I am probably the worst hugger in history. I don’t even think that what I do can be classified as hugging, strictly speaking. I may put my arms around you, yes, but I will only touch you with the tips of my fingers. If it lasts for more than five seconds, I will disengage myself, gingerly or not. I don’t like to be touched.
I am not girly. I don’t like frills, bows, dolls and rainbows. I don’t wear make up, not because of some religious thing or whatever, but because I have no idea what does what or goes where .I mean, who has the time to figure it out? Certainly not me, for sure.
I’m not fancy. I am a simple lady. I would prefer to go to a local somewhere than be taken to a five star hotel or somewhere in that neighbourhood. Not that it wouldn’t be nice, mind you, but I am terrified of making a fool of myself and you. They probably know you by name, right? To be honest, I have no idea what to do with all these forks and knives. Give me a good ol’ fashioned spoon any day.

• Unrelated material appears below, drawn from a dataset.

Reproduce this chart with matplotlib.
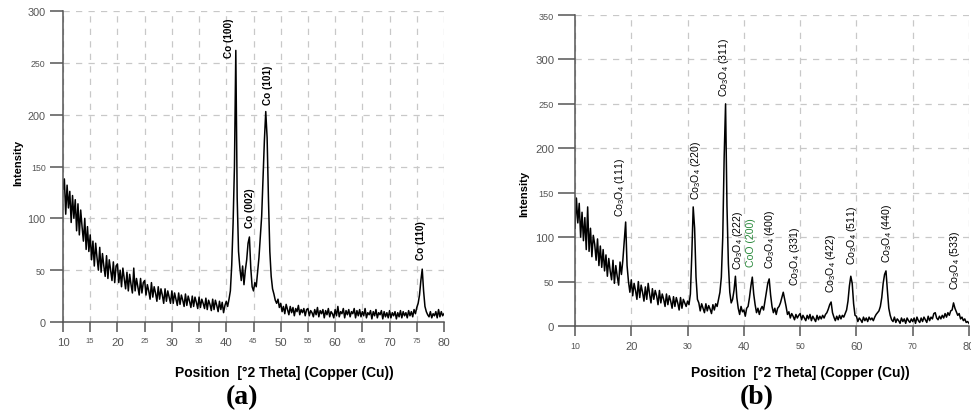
import numpy as np
import matplotlib
matplotlib.use('Agg')
import matplotlib.pyplot as plt

plt.rcParams['font.family'] = ['Liberation Sans', 'DejaVu Sans']
plt.rcParams['mathtext.default'] = 'regular'

# ---------------- data ----------------
SCAN_START = 10.0   # deg 2theta
SCAN_STEP = 0.25    # deg 2theta

# (a) Co sample, intensity read every 0.25 deg from 10 to 80
intensity_a = [
    128, 138, 104, 132, 110, 126, 96, 122, 100, 118, 88, 114, 84, 108, 92, 78, 100, 70, 92, 68,
    84, 60, 78, 54, 76, 62, 50, 72, 48, 66, 54, 44, 64, 42, 60, 50, 40, 58, 38, 54,
    56, 38, 50, 34, 52, 42, 32, 48, 30, 46, 36, 28, 52, 30, 42, 34, 26, 42, 28, 38,
    40, 26, 36, 30, 22, 38, 24, 34, 28, 20, 34, 22, 32, 26, 18, 32, 20, 30, 24, 18,
    30, 18, 28, 22, 16, 28, 17, 26, 21, 15, 27, 16, 25, 20, 14, 25, 15, 24, 19, 13,
    24, 14, 22, 18, 13, 23, 12, 21, 17, 11, 22, 12, 21, 16, 10, 20, 12, 19, 9, 16,
    20, 15, 22, 30, 55, 95, 150, 262, 120, 68, 52, 40, 54, 36, 50, 60, 76, 82, 52, 34,
    30, 38, 34, 48, 62, 82, 102, 140, 175, 203, 178, 118, 68, 44, 32, 27, 21, 18, 22, 14,
    18, 10, 15, 8, 17, 12, 7, 15, 9, 14, 6, 13, 10, 16, 7, 12, 9, 13, 6, 12,
    13, 6, 11, 9, 5, 12, 7, 14, 5, 11, 8, 12, 4, 11, 7, 13, 5, 10, 8, 4,
    12, 6, 15, 5, 10, 8, 13, 4, 11, 7, 12, 5, 10, 8, 13, 4, 11, 6, 12, 5,
    10, 6, 13, 4, 9, 7, 11, 3, 10, 6, 12, 4, 9, 7, 11, 3, 10, 5, 9, 4,
    11, 4, 9, 6, 10, 3, 9, 5, 11, 4, 10, 6, 9, 4, 11, 6, 10, 5, 12, 8,
    14, 18, 26, 40, 51, 30, 15, 10, 7, 5, 10, 4, 8, 6, 10, 4, 12, 5, 10, 6,
    8,
]

# (b) Co3O4 sample, intensity read every 0.25 deg from 10 to 80
intensity_b = [
    110, 144, 116, 138, 100, 128, 96, 122, 86, 134, 84, 110, 78, 102, 92, 74, 98, 68, 90, 66,
    86, 62, 80, 56, 76, 62, 52, 74, 48, 68, 56, 46, 72, 58, 74, 96, 117, 68, 50, 38,
    52, 34, 48, 40, 30, 50, 32, 46, 38, 28, 44, 30, 48, 36, 26, 42, 30, 40, 34, 24,
    40, 26, 36, 30, 22, 36, 24, 34, 28, 20, 33, 22, 32, 26, 18, 32, 20, 30, 26, 22,
    28, 24, 36, 80, 134, 110, 55, 30, 26, 17, 25, 20, 15, 25, 17, 23, 19, 14, 24, 18,
    25, 22, 30, 38, 55, 100, 190, 250, 135, 70, 38, 26, 30, 40, 56, 32, 20, 13, 22, 16,
    18, 11, 20, 22, 32, 45, 55, 36, 24, 15, 20, 13, 19, 22, 18, 28, 38, 48, 53, 35,
    22, 15, 20, 13, 20, 22, 26, 32, 38, 30, 22, 13, 16, 9, 14, 11, 7, 13, 9, 12,
    14, 7, 12, 9, 6, 12, 8, 13, 6, 11, 8, 5, 12, 7, 11, 8, 12, 9, 13, 15,
    19, 24, 27, 15, 10, 6, 11, 7, 12, 8, 12, 10, 14, 18, 28, 45, 56, 48, 25, 12,
    11, 5, 9, 7, 4, 10, 6, 9, 5, 10, 7, 9, 6, 10, 13, 15, 17, 22, 32, 48,
    58, 62, 40, 20, 12, 7, 5, 10, 4, 8, 6, 3, 9, 5, 8, 3, 9, 6, 4, 8,
    5, 9, 3, 10, 6, 4, 9, 5, 10, 7, 4, 11, 6, 10, 8, 14, 15, 9, 7, 11,
    8, 12, 9, 14, 10, 15, 12, 17, 18, 26, 20, 16, 12, 14, 8, 10, 6, 8, 4, 5,
    3,
]

labels_a = ['Co (100)', 'Co (002)', 'Co (101)', 'Co (110)']
labels_b = ['Co$_3$O$_4$ (111)', 'Co$_3$O$_4$ (220)', 'Co$_3$O$_4$ (311)',
            'Co$_3$O$_4$ (222)', 'CoO (200)', 'Co$_3$O$_4$ (400)',
            'Co$_3$O$_4$ (331)', 'Co$_3$O$_4$ (422)', 'Co$_3$O$_4$ (511)',
            'Co$_3$O$_4$ (440)', 'Co$_3$O$_4$ (533)']

xticks_a = [10, 15, 20, 25, 30, 35, 40, 45, 50, 55, 60, 65, 70, 75, 80]
yticks_a = [0, 50, 100, 150, 200, 250, 300]
xticks_b = [10, 20, 30, 40, 50, 60, 70, 80]
yticks_b = [0, 50, 100, 150, 200, 250, 300, 350]

# ---------------- layout / style ----------------
W, H = 971, 414
# label anchors (x, y-bottom) in data coords
anchors_a = [(40.5, 256), (44.35, 92), (47.6, 210), (75.7, 61)]
anchors_b = [(18.0, 124), (31.5, 143), (36.5, 259), (38.9, 64), (41.3, 67),
             (44.7, 65), (49.1, 46), (55.4, 38), (59.3, 70), (65.5, 72), (77.6, 42)]
colors_b = ['black'] * 4 + ['#2a8a3c'] + ['black'] * 6

AX_GRAY = '#555555'
GRID_GRAY = '#c8c8c8'

fig = plt.figure(figsize=(W / 100, H / 100), dpi=100)
ax1 = fig.add_axes([63 / W, 1 - 323 / H, (444 - 63) / W, (323 - 12) / H])
ax2 = fig.add_axes([575 / W, 1 - 327 / H, (969 - 575) / W, (327 - 16) / H])


def style_axes(ax, xt, yt, ylim, xsmall, ysmall, xbig_fs, xsmall_fs, ybig_fs, ysmall_fs, ytick_len):
    ax.set_xlim(10, 80)
    ax.set_ylim(*ylim)
    ax.set_xticks(xt, [str(v) for v in xt])
    ax.set_yticks(yt, [str(v) for v in yt])
    for lab, v in zip(ax.get_xticklabels(), xt):
        lab.set_fontsize(xsmall_fs if v in xsmall else xbig_fs)
        lab.set_color(AX_GRAY)
    for lab, v in zip(ax.get_yticklabels(), yt):
        lab.set_fontsize(ysmall_fs if v in ysmall else ybig_fs)
        lab.set_color(AX_GRAY)
    for s in ['top', 'right']:
        ax.spines[s].set_visible(False)
    for s in ['left', 'bottom']:
        ax.spines[s].set_color(AX_GRAY)
        ax.spines[s].set_linewidth(1.1)
    ax.tick_params(axis='y', direction='out', length=ytick_len, width=1.1, color=AX_GRAY, pad=3)
    ax.tick_params(axis='x', direction='out', length=7, width=1.1, color=AX_GRAY, pad=4)
    ax.set_axisbelow(True)
    ax.grid(True, color=GRID_GRAY, linestyle=(0, (5, 5)), linewidth=0.9)


tt_a = SCAN_START + SCAN_STEP * np.arange(len(intensity_a))
tt_b = SCAN_START + SCAN_STEP * np.arange(len(intensity_b))

ax1.plot(tt_a, intensity_a, color='black', linewidth=1.1)
ax2.plot(tt_b, intensity_b, color='black', linewidth=1.1)

style_axes(ax1, xticks_a, yticks_a, (0, 300), [15, 25, 35, 45, 55, 65, 75], [50, 150, 250],
           8.2, 5.5, 7.8, 6.3, 9.5)
style_axes(ax2, xticks_b, yticks_b, (0, 350), [10, 30, 50, 70], [50, 150, 250, 350],
           8.0, 6.3, 8.2, 6.6, 12)

for lab, (x, y) in zip(labels_a, anchors_a):
    ax1.text(x, y, lab, rotation=90, ha='center', va='bottom', fontsize=7.2,
             fontweight='bold', color='black')
for lab, (x, y), c in zip(labels_b, anchors_b, colors_b):
    ax2.text(x, y, lab, rotation=90, ha='center', va='bottom', fontsize=7.6,
             color=c)

for (x, y) in [(18, 162.5), (524.5, 194)]:
    fig.text(x / W, 1 - y / H, 'Intensity', rotation=90, ha='center', va='center',
             fontsize=8, fontweight='bold')
for x in [284, 800.8]:
    fig.text(x / W, 1 - 372.7 / H, 'Position  [\u00b02 Theta] (Copper (Cu))',
             ha='center', va='center', fontsize=10, fontweight='bold')
for x, t in [(242, '(a)'), (756.7, '(b)')]:
    fig.text(x / W, 1 - 397.5 / H, t, ha='center', va='center', fontsize=20,
             fontweight='bold', family=['Liberation Serif', 'DejaVu Serif'])

fig.savefig('out.png', dpi=100)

I love words in any form. Written, spoken, sung… I just love them. I have this thing, you could call it a pet peeve. I hate people who butcher the English language, in any form. I guess hate is a strong word. I really really really don’t like them. Would it kill you to write in full or use words correctly? I mean, surely! It gets me hot under the collar just thinking about it.
I will rarely, if ever, volunteer information about myself. Trust is a bigger issue for me. I’m the kind of person who will ask you a lot of questions about yourself but you will leave knowing very little about me. Sometimes, you’ll feel like you have to pry the information out of me with a crowbar, but please don’t give up. Sometimes I just want to see if you’ll stick.
I know how to do things for myself. I don’t really know how to be a damsel in distress, kinda missed that train. You’ll probably want to rescue me before this is over. Must be a male macho thing, right? Just, don’t. It’s embarrassing.
I get sad sometimes. It’s like a light is suddenly extinguished, and I see everything in varying shades of black and grey. I usually retreat into myself when that happens. Don’t worry, I snap back eventually. Maybe you won’t even notice a change or you’ll think it’s PMS. It’s not,I get angry then.
I find humour in most things. Sometimes all it takes is a split second, someone will say or do something and I’ll be in stitches. Sometimes it’s just an observation. I have a finely tuned sense of the absurd. I wish we have a similar sense of humour. If not, I wish you could read my mind.
I am religious. I know you say that with derision but I take it very seriously.
You’ll fall for me, you can’t help yourself. Whatever you do, don’t tell me. I have a deep seated aversion of the ‘three little words’.
Those are just the highlights. What can I say? I have layers.